INSTRUCTION
Write out exactly the lines of the entries below from the one holding "Emit a web page" to the one holding "const xTickLabels = [60,30,0,-30,-60];", inclusive, and leave out all other lines.

DATA ENTRIES

::::

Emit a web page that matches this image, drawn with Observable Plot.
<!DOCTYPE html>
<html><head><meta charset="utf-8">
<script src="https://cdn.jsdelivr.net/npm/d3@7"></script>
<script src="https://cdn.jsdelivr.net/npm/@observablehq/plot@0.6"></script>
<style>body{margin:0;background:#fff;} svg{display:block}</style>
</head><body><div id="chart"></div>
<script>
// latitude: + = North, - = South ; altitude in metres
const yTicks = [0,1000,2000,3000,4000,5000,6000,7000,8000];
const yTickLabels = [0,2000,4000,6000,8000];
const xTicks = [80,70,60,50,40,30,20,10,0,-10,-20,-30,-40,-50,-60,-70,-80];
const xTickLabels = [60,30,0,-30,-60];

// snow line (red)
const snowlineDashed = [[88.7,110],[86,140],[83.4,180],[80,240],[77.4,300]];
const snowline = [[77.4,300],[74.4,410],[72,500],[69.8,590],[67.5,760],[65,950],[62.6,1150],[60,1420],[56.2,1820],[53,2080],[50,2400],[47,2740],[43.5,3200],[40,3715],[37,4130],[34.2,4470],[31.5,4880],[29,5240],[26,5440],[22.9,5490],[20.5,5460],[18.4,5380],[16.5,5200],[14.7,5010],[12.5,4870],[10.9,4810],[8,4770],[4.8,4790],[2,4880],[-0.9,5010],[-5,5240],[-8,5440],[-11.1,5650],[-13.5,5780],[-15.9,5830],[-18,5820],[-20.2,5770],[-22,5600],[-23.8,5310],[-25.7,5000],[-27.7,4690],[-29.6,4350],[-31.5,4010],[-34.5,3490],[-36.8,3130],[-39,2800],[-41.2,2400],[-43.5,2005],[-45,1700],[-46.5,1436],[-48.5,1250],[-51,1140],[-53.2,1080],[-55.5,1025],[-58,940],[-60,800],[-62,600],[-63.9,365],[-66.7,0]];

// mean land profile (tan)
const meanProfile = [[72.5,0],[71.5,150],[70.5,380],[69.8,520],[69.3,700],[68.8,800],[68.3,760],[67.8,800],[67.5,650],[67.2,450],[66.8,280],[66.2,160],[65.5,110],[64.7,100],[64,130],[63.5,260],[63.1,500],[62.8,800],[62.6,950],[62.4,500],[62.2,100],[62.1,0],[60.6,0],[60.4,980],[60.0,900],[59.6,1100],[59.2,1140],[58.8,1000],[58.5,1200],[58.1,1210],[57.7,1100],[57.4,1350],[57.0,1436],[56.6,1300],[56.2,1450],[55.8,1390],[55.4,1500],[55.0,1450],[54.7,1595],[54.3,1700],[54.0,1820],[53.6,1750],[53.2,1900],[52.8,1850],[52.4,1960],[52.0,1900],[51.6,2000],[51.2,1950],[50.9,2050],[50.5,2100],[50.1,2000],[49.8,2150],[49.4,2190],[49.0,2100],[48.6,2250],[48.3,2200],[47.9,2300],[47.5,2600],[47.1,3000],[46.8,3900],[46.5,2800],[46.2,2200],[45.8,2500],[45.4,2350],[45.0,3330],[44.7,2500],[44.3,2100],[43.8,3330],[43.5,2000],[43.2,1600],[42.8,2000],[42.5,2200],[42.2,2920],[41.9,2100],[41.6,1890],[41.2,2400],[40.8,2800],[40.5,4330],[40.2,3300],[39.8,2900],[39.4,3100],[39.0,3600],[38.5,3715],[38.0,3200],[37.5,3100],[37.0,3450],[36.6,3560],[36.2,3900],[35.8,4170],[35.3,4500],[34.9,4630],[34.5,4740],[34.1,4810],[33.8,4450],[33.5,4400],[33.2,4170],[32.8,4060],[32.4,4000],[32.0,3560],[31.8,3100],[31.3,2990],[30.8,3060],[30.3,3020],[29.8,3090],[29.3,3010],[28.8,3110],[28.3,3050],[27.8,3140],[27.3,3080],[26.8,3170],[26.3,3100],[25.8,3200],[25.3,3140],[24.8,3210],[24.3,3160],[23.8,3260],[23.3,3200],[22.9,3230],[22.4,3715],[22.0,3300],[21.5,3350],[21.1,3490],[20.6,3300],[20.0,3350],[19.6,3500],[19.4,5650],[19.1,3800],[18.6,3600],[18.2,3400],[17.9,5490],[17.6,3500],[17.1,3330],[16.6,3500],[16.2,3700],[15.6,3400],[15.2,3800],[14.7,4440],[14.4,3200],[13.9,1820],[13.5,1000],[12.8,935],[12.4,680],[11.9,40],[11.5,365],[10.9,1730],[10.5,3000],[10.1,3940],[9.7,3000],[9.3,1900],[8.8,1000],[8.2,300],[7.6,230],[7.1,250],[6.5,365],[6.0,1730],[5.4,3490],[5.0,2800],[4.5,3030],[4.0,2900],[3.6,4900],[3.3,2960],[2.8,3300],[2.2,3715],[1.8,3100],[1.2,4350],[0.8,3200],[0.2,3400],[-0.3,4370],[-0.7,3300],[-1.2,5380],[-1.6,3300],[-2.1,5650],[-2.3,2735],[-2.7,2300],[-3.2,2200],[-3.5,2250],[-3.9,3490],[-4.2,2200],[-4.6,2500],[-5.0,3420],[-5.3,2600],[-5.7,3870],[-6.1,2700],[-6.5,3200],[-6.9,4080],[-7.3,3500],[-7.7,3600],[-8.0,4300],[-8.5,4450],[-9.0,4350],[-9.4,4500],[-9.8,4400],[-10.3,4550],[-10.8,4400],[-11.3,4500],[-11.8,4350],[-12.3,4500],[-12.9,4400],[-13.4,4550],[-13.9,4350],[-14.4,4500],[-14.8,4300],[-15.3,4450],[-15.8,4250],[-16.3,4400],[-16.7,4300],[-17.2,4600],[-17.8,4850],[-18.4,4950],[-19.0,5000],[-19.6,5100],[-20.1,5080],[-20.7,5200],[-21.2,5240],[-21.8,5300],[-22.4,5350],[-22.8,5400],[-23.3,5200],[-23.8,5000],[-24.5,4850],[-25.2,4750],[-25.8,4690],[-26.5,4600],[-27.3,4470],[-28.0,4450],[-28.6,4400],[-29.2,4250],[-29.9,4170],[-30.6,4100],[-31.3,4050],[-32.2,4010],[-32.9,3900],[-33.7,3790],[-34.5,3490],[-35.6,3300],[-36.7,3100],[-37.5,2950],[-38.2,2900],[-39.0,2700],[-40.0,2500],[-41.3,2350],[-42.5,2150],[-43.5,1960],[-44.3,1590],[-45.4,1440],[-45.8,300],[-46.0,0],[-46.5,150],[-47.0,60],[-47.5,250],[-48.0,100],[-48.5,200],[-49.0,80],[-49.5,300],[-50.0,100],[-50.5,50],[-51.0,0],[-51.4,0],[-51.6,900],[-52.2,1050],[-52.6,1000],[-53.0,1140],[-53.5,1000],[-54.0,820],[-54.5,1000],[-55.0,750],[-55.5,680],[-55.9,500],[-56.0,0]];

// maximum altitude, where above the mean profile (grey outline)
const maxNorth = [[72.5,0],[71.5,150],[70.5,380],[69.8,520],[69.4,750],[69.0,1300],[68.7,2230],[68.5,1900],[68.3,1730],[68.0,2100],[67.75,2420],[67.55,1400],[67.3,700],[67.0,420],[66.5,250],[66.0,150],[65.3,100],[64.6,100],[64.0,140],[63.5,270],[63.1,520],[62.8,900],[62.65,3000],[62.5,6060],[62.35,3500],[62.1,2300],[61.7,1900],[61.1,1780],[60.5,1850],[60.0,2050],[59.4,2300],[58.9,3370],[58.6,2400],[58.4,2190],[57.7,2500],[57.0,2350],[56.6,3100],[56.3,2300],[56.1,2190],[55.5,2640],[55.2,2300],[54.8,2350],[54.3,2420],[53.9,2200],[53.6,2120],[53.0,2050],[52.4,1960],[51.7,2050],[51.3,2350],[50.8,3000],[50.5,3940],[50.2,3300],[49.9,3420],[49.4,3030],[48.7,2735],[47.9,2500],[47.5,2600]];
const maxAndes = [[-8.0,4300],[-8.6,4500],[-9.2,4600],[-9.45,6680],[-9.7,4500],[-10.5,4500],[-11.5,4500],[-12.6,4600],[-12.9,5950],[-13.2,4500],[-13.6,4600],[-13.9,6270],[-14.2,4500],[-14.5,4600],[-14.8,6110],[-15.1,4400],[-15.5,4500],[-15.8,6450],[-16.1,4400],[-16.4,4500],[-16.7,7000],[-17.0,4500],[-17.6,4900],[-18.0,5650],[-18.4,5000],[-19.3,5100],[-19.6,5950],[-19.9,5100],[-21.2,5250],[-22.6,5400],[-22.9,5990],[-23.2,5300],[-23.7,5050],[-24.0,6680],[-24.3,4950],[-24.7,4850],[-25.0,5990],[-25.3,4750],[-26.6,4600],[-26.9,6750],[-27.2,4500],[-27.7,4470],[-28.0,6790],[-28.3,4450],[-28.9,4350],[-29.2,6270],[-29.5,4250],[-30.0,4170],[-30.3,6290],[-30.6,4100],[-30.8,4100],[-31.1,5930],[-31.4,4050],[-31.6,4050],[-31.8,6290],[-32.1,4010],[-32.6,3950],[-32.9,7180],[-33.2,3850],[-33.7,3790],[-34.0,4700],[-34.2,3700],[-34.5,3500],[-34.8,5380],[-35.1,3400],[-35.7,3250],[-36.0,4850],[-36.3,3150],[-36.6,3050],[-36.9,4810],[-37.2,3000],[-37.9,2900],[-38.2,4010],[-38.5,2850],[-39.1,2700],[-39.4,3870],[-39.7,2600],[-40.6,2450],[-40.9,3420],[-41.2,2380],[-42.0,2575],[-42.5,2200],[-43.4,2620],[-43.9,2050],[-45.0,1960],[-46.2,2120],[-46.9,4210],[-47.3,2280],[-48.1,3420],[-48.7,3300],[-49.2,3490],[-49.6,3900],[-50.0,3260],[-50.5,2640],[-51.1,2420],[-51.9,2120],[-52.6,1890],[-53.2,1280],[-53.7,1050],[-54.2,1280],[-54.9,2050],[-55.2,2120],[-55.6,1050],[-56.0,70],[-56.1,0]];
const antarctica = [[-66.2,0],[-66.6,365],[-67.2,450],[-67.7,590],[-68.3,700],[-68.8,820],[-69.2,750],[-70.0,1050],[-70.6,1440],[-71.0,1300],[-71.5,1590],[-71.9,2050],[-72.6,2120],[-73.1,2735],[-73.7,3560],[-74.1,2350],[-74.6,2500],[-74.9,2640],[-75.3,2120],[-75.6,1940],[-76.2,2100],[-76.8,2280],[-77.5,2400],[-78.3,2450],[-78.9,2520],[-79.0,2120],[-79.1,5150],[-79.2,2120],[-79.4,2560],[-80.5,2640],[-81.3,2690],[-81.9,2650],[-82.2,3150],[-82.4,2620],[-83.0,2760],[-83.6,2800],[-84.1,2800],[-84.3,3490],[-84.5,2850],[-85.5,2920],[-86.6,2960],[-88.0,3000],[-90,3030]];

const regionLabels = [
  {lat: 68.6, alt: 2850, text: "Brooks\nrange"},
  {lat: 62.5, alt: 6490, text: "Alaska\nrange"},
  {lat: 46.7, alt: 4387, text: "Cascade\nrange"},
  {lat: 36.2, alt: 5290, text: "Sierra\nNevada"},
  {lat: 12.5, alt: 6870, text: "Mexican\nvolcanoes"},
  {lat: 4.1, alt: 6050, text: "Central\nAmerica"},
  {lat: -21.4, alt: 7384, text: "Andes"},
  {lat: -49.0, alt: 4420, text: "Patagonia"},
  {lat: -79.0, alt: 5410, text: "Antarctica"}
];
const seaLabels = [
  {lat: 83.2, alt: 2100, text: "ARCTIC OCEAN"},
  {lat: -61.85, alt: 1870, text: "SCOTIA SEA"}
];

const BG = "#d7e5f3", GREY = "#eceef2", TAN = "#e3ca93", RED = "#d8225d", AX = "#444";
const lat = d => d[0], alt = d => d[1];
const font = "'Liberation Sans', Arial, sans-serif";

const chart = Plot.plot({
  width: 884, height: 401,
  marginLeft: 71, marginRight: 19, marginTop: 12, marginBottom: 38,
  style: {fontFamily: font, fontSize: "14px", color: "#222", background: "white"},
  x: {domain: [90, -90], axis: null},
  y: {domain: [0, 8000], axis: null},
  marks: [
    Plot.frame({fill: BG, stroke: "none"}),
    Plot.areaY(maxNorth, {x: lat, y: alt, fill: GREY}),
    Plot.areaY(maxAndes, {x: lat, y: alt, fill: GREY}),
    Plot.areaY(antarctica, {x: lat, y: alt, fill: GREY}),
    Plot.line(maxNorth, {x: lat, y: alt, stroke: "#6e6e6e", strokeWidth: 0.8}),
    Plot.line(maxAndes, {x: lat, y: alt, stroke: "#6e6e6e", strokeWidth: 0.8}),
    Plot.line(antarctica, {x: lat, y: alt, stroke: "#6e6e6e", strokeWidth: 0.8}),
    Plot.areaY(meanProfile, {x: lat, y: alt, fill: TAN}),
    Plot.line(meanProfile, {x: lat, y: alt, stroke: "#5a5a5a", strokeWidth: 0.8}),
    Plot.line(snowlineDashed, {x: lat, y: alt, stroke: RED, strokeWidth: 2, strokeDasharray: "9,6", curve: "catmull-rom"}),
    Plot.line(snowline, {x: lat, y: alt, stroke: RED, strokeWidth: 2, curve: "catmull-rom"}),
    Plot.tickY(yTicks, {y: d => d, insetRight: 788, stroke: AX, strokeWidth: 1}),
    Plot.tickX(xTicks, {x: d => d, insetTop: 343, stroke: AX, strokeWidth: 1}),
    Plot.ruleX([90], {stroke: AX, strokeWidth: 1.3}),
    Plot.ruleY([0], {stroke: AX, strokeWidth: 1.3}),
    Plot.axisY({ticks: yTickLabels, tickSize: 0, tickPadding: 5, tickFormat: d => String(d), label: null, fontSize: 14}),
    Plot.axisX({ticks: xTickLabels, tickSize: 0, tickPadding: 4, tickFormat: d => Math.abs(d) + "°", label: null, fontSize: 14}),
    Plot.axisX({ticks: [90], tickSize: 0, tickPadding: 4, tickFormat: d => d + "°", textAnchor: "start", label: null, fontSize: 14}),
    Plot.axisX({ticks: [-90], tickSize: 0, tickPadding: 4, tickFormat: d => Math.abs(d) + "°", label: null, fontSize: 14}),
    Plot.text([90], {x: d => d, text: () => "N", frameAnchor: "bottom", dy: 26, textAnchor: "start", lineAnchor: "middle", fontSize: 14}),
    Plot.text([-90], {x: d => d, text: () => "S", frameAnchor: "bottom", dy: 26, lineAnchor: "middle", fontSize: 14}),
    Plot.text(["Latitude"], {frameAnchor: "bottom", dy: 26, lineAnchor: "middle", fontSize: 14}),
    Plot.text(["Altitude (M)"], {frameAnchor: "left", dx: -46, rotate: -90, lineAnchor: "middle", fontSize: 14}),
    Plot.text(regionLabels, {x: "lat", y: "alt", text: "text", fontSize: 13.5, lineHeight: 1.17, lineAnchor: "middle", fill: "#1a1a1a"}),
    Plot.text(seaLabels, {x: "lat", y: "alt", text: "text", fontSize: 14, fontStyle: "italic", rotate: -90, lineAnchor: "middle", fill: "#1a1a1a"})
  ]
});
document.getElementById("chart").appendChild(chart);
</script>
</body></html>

::::

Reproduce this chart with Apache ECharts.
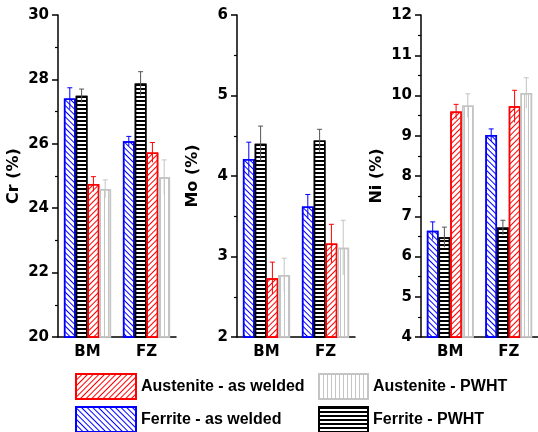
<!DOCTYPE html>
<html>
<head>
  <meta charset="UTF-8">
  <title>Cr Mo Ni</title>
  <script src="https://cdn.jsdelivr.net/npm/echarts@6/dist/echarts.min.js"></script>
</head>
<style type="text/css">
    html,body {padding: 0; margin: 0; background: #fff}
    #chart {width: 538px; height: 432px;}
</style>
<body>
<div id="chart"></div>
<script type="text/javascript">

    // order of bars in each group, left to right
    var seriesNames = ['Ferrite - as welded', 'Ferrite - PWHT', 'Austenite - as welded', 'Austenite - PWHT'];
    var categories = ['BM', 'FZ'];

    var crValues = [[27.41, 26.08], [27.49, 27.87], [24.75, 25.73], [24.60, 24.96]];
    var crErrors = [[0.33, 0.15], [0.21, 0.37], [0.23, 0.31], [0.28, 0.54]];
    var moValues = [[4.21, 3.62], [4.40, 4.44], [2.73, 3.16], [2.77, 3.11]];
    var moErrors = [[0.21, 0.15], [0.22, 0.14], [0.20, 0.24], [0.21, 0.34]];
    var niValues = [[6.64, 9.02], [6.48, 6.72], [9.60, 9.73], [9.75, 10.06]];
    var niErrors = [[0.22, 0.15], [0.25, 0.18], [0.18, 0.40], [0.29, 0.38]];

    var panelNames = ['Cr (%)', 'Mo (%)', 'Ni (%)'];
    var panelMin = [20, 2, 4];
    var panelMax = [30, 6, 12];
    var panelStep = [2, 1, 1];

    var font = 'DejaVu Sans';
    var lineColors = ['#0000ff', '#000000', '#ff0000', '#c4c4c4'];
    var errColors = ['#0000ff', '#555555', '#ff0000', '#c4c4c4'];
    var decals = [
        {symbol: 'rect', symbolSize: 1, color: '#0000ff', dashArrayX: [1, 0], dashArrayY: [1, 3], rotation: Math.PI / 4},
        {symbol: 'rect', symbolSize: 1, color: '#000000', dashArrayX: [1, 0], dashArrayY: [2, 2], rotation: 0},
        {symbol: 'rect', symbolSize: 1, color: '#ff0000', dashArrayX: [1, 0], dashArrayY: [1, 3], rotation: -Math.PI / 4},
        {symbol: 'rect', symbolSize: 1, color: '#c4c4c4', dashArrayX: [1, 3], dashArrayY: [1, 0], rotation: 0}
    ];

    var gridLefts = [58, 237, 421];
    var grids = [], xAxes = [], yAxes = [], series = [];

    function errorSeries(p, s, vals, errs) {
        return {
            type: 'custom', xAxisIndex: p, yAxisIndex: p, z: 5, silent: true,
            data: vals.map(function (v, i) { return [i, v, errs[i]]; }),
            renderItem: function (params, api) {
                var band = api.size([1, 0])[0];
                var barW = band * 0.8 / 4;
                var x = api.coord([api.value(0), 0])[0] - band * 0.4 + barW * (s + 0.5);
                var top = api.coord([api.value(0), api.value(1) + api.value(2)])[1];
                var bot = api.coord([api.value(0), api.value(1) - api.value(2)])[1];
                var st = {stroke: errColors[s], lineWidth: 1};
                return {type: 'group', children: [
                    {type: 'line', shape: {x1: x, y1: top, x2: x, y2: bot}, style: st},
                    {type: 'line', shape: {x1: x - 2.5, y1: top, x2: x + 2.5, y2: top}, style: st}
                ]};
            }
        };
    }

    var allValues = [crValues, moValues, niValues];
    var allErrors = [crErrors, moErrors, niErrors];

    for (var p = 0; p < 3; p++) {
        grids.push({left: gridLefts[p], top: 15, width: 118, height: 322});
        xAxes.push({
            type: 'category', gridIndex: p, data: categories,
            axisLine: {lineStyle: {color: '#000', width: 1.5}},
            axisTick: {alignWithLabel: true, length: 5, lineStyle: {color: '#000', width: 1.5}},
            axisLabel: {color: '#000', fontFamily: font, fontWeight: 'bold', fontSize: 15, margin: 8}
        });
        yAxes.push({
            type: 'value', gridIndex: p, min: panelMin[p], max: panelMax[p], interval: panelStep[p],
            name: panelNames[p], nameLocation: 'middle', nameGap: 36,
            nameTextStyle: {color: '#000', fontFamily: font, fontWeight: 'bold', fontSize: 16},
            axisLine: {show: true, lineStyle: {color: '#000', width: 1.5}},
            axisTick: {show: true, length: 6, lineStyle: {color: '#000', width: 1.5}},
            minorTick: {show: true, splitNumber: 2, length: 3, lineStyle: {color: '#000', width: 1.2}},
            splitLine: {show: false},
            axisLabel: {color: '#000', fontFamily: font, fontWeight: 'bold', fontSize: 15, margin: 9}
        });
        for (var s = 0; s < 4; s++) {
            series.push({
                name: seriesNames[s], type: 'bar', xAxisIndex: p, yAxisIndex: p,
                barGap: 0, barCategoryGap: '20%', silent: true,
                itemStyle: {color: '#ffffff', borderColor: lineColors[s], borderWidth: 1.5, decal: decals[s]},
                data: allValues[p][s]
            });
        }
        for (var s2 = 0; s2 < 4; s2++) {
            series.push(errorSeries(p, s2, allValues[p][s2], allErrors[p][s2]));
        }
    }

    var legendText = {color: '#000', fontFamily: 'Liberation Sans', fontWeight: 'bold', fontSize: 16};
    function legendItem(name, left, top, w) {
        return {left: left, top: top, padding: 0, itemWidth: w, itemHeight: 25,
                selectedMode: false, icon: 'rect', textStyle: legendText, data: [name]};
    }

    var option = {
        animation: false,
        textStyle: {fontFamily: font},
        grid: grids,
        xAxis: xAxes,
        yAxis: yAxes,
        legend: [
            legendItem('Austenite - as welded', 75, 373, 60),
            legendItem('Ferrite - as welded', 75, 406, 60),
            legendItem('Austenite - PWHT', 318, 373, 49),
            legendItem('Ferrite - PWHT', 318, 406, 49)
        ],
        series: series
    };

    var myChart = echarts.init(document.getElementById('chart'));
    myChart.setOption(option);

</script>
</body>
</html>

::::

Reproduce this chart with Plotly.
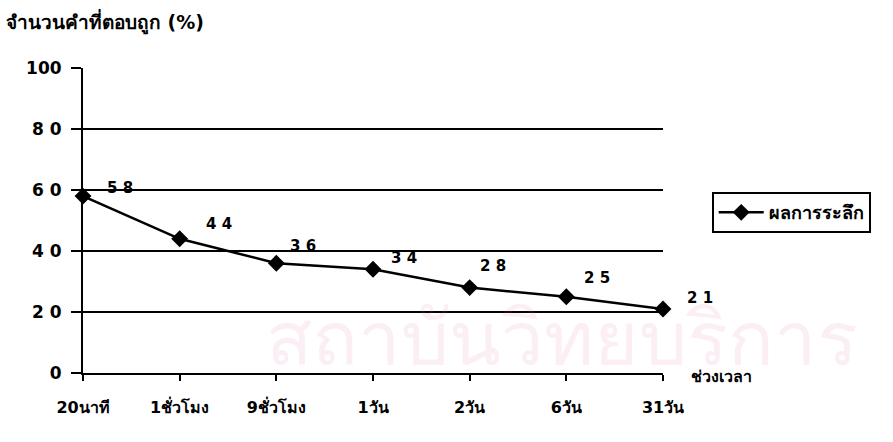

::::

REPLY TO THE TASK
Emit a web page that matches this image, drawn with Observable Plot.
<!DOCTYPE html>
<html><head><meta charset="utf-8">
<script src="https://cdn.jsdelivr.net/npm/d3@7"></script>
<script src="https://cdn.jsdelivr.net/npm/@observablehq/plot@0.6"></script>
<style>body{margin:0;background:#fff;} svg{display:block}</style>
</head><body><div id="chart"></div>
<script>
// latitude: + = North, - = South ; altitude in metres
const yTicks = [0,1000,2000,3000,4000,5000,6000,7000,8000];
const yTickLabels = [0,2000,4000,6000,8000];
const xTicks = [80,70,60,50,40,30,20,10,0,-10,-20,-30,-40,-50,-60,-70,-80];
const xTickLabels = [60,30,0,-30,-60];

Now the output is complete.